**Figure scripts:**
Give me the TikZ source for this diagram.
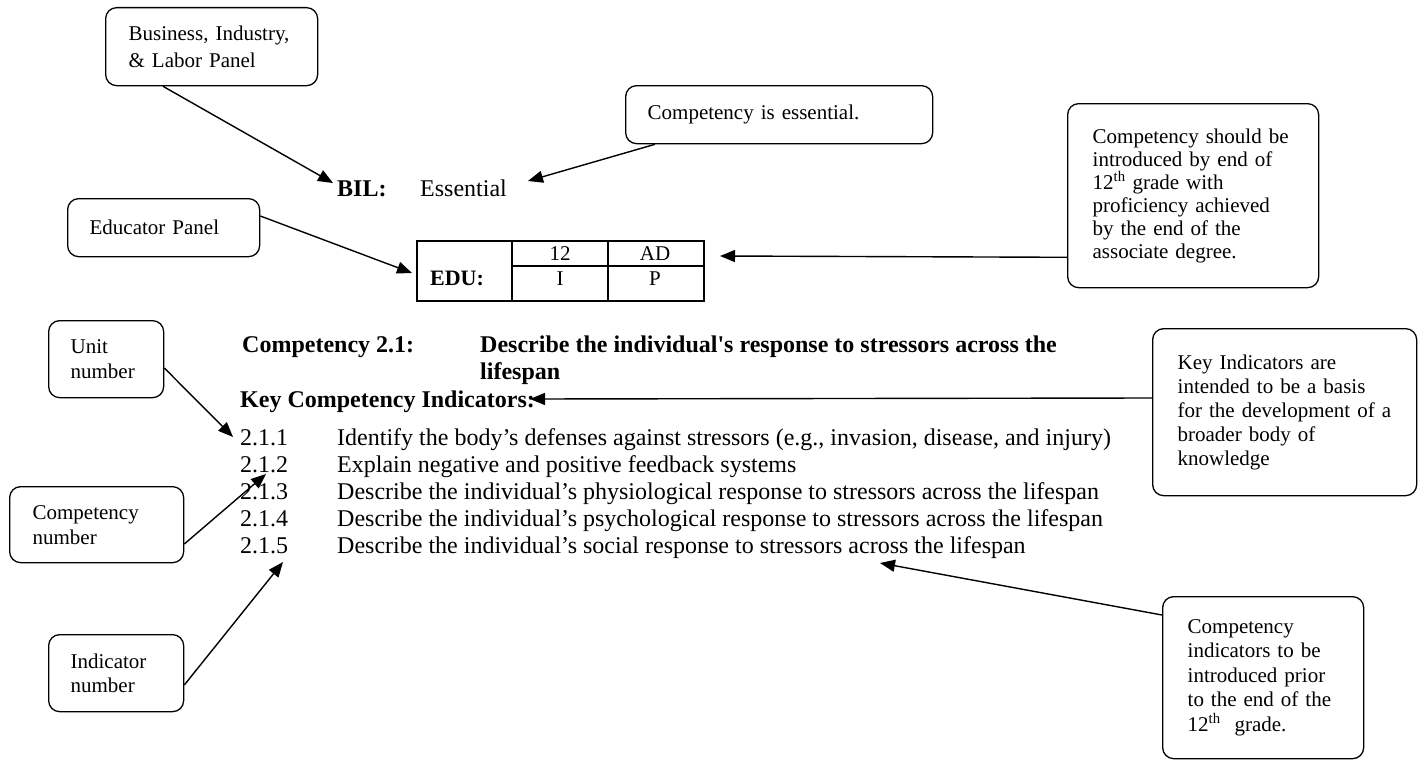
\documentclass[tikz,border=0pt]{standalone}
\usepackage{fontspec}
\setmainfont{Liberation Serif}[Ligatures=TeXOff]
\usetikzlibrary{arrows.meta,calc}
\begin{document}
\begin{tikzpicture}[x=1pt,y=-1pt,
  box/.style={draw,line width=1.3pt,rounded corners=11pt,anchor=north west,align=left,inner ysep=0pt},
  bfont/.style={font=\fontsize{21}{24}\selectfont},
  arr/.style={line width=1.4pt,-{Triangle[length=15pt,width=12pt]}},
  main/.style={anchor=base west,inner sep=0pt,font=\fontsize{24}{27}\selectfont},
  mainb/.style={anchor=base west,inner sep=0pt,font=\fontsize{24}{27}\selectfont\bfseries},
  cell/.style={inner sep=0pt,font=\fontsize{21}{24}\selectfont},
]
\useasboundingbox (0,0) rectangle (1423,760);

% boxes
\node[box,font=\fontsize{21}{27}\selectfont,minimum width=212pt,minimum height=78pt,text width=166pt,inner xsep=23pt] (bilbox) at (105,7) {Business, Industry,\\ \& Labor Panel};
\node[box,bfont,minimum width=307pt,minimum height=58pt,text width=263pt,inner xsep=22pt] (ess) at (625,85) {Competency is essential.};
\node[box,bfont,minimum width=192pt,minimum height=58pt,text width=148pt,inner xsep=22pt] (edubox) at (67,198) {Educator Panel};
\node[box,font=\fontsize{21}{23}\selectfont,minimum width=251pt,minimum height=184pt,text width=201pt,inner xsep=25pt] (rtop) at (1067,103) {Competency should be\\ introduced by end of\\ 12\textsuperscript{th} grade with\\ proficiency achieved\\ by the end of the\\ associate degree.};
\node[box,bfont,minimum width=264pt,minimum height=167pt,text width=214pt,inner xsep=25pt] (key) at (1152,328) {Key Indicators are\\ intended to be a basis\\ for the development of a\\ broader body of\\ knowledge};
\node[box,font=\fontsize{21}{24.5}\selectfont,minimum width=201pt,minimum height=162pt,text width=151pt,inner xsep=25pt] (br) at (1162,596) {Competency\\ indicators to be\\ introduced prior\\ to the end of the\\ 12\textsuperscript{th}\ \ grade.};
\node[box,font=\fontsize{21}{25}\selectfont,minimum width=115pt,minimum height=77pt,text width=71pt,inner xsep=22pt] (unit) at (48,320) {Unit\\ number};
\node[box,font=\fontsize{21}{25}\selectfont,minimum width=174pt,minimum height=76pt,text width=128pt,inner xsep=23pt] (cnum) at (9,486) {Competency\\ number};
\node[box,bfont,minimum width=135pt,minimum height=77pt,text width=91pt,inner xsep=22pt] (ind) at (48,634) {Indicator\\ number};

% BIL line
\node[mainb] (bil) at (337,196) {BIL:};
\node[main] (essential) at (420,196) {Essential};

% EDU table
\node[draw,line width=2pt,minimum width=287pt,minimum height=60pt,anchor=north west,inner sep=0pt] (edu) at (416,240) {};
\draw[line width=2pt] (512,240) -- (512,300);
\draw[line width=2pt] (608,240) -- (608,300);
\draw[line width=1.6pt] (512,266) -- (703,266);
\node[cell,font=\fontsize{22}{24}\selectfont\bfseries] (edul) at (457,278) {EDU:};
\node[cell] (c12) at (560,254) {12};
\node[cell] (cad) at (655,254) {AD};
\node[cell] (ci) at (560,279) {I};
\node[cell] (cp) at (655,279) {P};

% competency text
\node[mainb] (c21) at (242,352) {Competency 2.1:};
\node[mainb] (c21d) at (480,352) {Describe the individual's response to stressors across the};
\node[mainb] (life) at (480,379) {lifespan};
\node[mainb] (kci) at (240,407) {Key Competency Indicators:};

\node[main] (n1) at (240,445) {2.1.1};
\node[main] (t1) at (337,445) {Identify the body’s defenses against stressors (e.g., invasion, disease, and injury)};
\node[main] (n2) at (240,472) {2.1.2};
\node[main] (t2) at (337,472) {Explain negative and positive feedback systems};
\node[main] (n3) at (240,499) {2.1.3};
\node[main] (t3) at (337,499) {Describe the individual’s physiological response to stressors across the lifespan};
\node[main] (n4) at (240,526) {2.1.4};
\node[main] (t4) at (337,526) {Describe the individual’s psychological response to stressors across the lifespan};
\node[main] (n5) at (240,553) {2.1.5};
\node[main] (t5) at (337,553) {Describe the individual’s social response to stressors across the lifespan};

% arrow tips
\coordinate (tBIL) at (333,183);
\coordinate (tEss) at (528,181);
\coordinate (tEdu) at (412,273);
\coordinate (tRtop) at (720,256);
\coordinate (tUnit) at (233,437);
\coordinate (tCnum) at (266,474);
\coordinate (tInd) at (283,562);
\coordinate (tKey) at (530,399);
\coordinate (tBr) at (880,563);

\draw[arr] ([xshift=58pt]bilbox.south west) -- (tBIL);
\draw[arr] ([xshift=30pt]ess.south west) -- (tEss);
\draw[arr] ([yshift=-18pt]edubox.north east) -- (tEdu);
\draw[arr] ([yshift=31pt]rtop.south west) -- (tRtop);
\draw[arr] ([yshift=-48pt]unit.north east) -- (tUnit);
\draw[arr] ([yshift=-58pt]cnum.north east) -- (tCnum);
\draw[arr] ([yshift=-51pt]ind.north east) -- (tInd);
\draw[arr] ([yshift=-70pt]key.north west) -- (tKey);
\draw[arr] ([yshift=-19pt]br.north west) -- (tBr);
\end{tikzpicture}
\end{document}
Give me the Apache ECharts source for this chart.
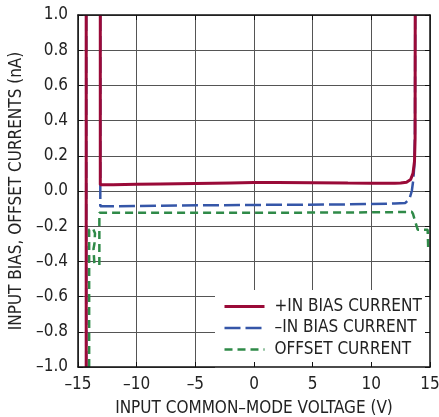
<!DOCTYPE html>
<html>
<head>
<meta charset="utf-8">
<script src="https://cdn.jsdelivr.net/npm/echarts@6/dist/echarts.min.js"></script>
<style>
html,body{margin:0;padding:0;background:#fff;}
#chart{width:439px;height:417px;}
</style>
</head>
<body>
<div id="chart"></div>
<script>
// ---- data (V, nA); '-' marks a break in the trace ----
const seriesNames = ['+IN BIAS CURRENT', '–IN BIAS CURRENT', 'OFFSET CURRENT'];

const plusInX = [-14.3, -14.3, '-', -13.1, -13.1, -12, -10, -8, -5, -2, 0, 2, 5, 8, 10, 12, 12.5, 13.0, 13.35, 13.55, 13.68, 13.73, 13.74];
const plusInY = [-1.0, 1.0, '-', 1.0, 0.035, 0.036, 0.038, 0.040, 0.043, 0.046, 0.048, 0.048, 0.047, 0.045, 0.044, 0.044, 0.045, 0.050, 0.065, 0.10, 0.17, 0.30, 1.0];

const minusInX = [-14.3, -14.3, '-', -13.1, -13.1, -12, -8, -4, 0, 4, 8, 12, 12.9, 13.25, 13.45, 13.57, 13.67, 13.72, 13.74];
const minusInY = [-1.0, 1.0, '-', 1.0, -0.087, -0.087, -0.084, -0.081, -0.079, -0.078, -0.076, -0.071, -0.068, -0.045, 0.0, 0.06, 0.15, 0.35, 1.0];

const offsetX = [-14.05, -14.05, -13.75, -13.55, -13.6, -13.68, -13.6, '-', -13.18, -13.18, -12, -8, -4, 0, 4, 8, 12, 13.45, 13.55, 13.95, 14.8, 14.85];
const offsetY = [-1.0, -0.22, -0.21, -0.24, -0.30, -0.33, -0.42, '-', -0.42, -0.123, -0.124, -0.124, -0.124, -0.124, -0.123, -0.122, -0.120, -0.118, -0.13, -0.22, -0.22, -0.33];

const xTicks = { min: -15, max: 15, interval: 5 };
const yTicks = { min: -1, max: 1, interval: 0.2 };

function pairs(xs, ys) {
  return xs.map((x, i) => (x === '-' ? [null, '-'] : [x, ys[i]]));
}

const FONT = "'Liberation Sans Narrow', 'DejaVu Sans Condensed', 'Arial Narrow', sans-serif";
const dash = s => s.replace('-', '–');

const chart = echarts.init(document.getElementById('chart'), null, { renderer: 'canvas' });

const frameAxisCommon = {
  type: 'value',
  z: 5,
  axisLine: { show: true, onZero: false, lineStyle: { color: '#111', width: 1.5 } },
  axisTick: { show: true, inside: true, length: 5, lineStyle: { color: '#111', width: 1 } },
  axisLabel: { show: false },
  splitLine: { show: false }
};

chart.setOption({
  animation: false,
  backgroundColor: '#fff',
  grid: { left: 78, top: 15, right: 9, bottom: 50, containLabel: false, outerBoundsMode: 'none' },
  legend: {
    data: seriesNames,
    orient: 'vertical',
    left: 215,
    top: 290,
    z: 4,
    backgroundColor: '#fff',
    padding: [8, 40, 10, 8],
    itemWidth: 40,
    itemHeight: 14,
    itemGap: 4.5,
    itemStyle: { opacity: 0 },
    lineStyle: { width: 'inherit' },
    textStyle: { fontFamily: FONT, fontSize: 17, lineHeight: 17, color: '#222', padding: [0, 0, 0, 5] }
  },
  xAxis: [
    {
      type: 'value', min: xTicks.min, max: xTicks.max, interval: xTicks.interval,
      position: 'bottom', z: 0,
      name: 'INPUT COMMON–MODE VOLTAGE (V)', nameLocation: 'middle', nameGap: 33,
      nameTextStyle: { fontFamily: FONT, fontSize: 17, color: '#222' },
      axisLine: { show: false }, axisTick: { show: false },
      axisLabel: { fontFamily: FONT, fontSize: 17, color: '#222', margin: 9, formatter: v => dash(String(v)) },
      splitLine: { show: true, lineStyle: { color: '#555', width: 1 } }
    },
    Object.assign({ min: xTicks.min, max: xTicks.max, interval: xTicks.interval, position: 'bottom' }, frameAxisCommon),
    Object.assign({ min: xTicks.min, max: xTicks.max, interval: xTicks.interval, position: 'top' }, frameAxisCommon)
  ],
  yAxis: [
    {
      type: 'value', min: yTicks.min, max: yTicks.max, interval: yTicks.interval,
      position: 'left', z: 0,
      name: 'INPUT BIAS, OFFSET CURRENTS (nA)', nameLocation: 'middle', nameGap: 43,
      nameTextStyle: { fontFamily: FONT, fontSize: 17, color: '#222' },
      axisLine: { show: false }, axisTick: { show: false },
      axisLabel: { fontFamily: FONT, fontSize: 17, color: '#222', margin: 10, formatter: v => dash(v.toFixed(1)) },
      splitLine: { show: true, lineStyle: { color: '#555', width: 1 } }
    },
    Object.assign({ min: yTicks.min, max: yTicks.max, interval: yTicks.interval, position: 'left' }, frameAxisCommon),
    Object.assign({ min: yTicks.min, max: yTicks.max, interval: yTicks.interval, position: 'right' }, frameAxisCommon)
  ],
  series: [
    {
      name: seriesNames[0], type: 'line', xAxisIndex: 0, yAxisIndex: 0, z: 3,
      data: pairs(plusInX, plusInY), symbol: 'none', smooth: false, connectNulls: false,
      lineStyle: { color: '#9a0a38', width: 3 }, itemStyle: { color: '#9a0a38' }
    },
    {
      name: seriesNames[1], type: 'line', xAxisIndex: 0, yAxisIndex: 0, z: 2,
      data: pairs(minusInX, minusInY), symbol: 'none', connectNulls: false,
      lineStyle: { color: '#3556a8', width: 2.5, type: [16, 5] }, itemStyle: { color: '#3556a8' }
    },
    {
      name: seriesNames[2], type: 'line', xAxisIndex: 0, yAxisIndex: 0, z: 2,
      data: pairs(offsetX, offsetY), symbol: 'none', connectNulls: false,
      lineStyle: { color: '#2f8a48', width: 2.5, type: [8, 5] }, itemStyle: { color: '#2f8a48' }
    }
  ]
});
</script>
</body>
</html>
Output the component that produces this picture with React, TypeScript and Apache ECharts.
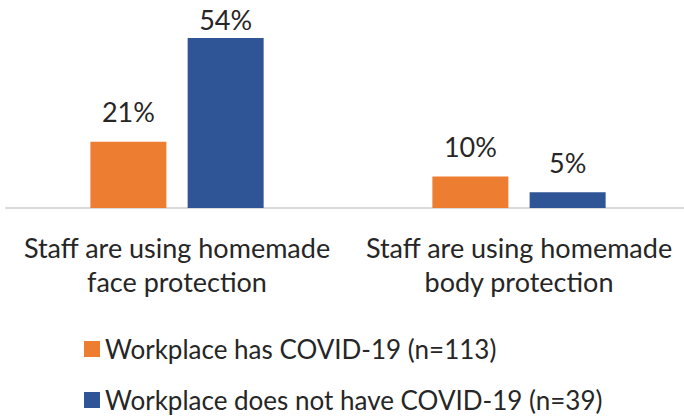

**Short task:** Please quote exactly the run of lines that starts the entries and ends at the line containing "(0,0) rectangle (1423,760);", leaving out every picture.

**Exercise response:**
Give me the TikZ source for this diagram.
\documentclass[tikz,border=0pt]{standalone}
\usepackage{fontspec}
\setmainfont{Liberation Serif}[Ligatures=TeXOff]
\usetikzlibrary{arrows.meta,calc}
\begin{document}
\begin{tikzpicture}[x=1pt,y=-1pt,
  box/.style={draw,line width=1.3pt,rounded corners=11pt,anchor=north west,align=left,inner ysep=0pt},
  bfont/.style={font=\fontsize{21}{24}\selectfont},
  arr/.style={line width=1.4pt,-{Triangle[length=15pt,width=12pt]}},
  main/.style={anchor=base west,inner sep=0pt,font=\fontsize{24}{27}\selectfont},
  mainb/.style={anchor=base west,inner sep=0pt,font=\fontsize{24}{27}\selectfont\bfseries},
  cell/.style={inner sep=0pt,font=\fontsize{21}{24}\selectfont},
]
\useasboundingbox (0,0) rectangle (1423,760);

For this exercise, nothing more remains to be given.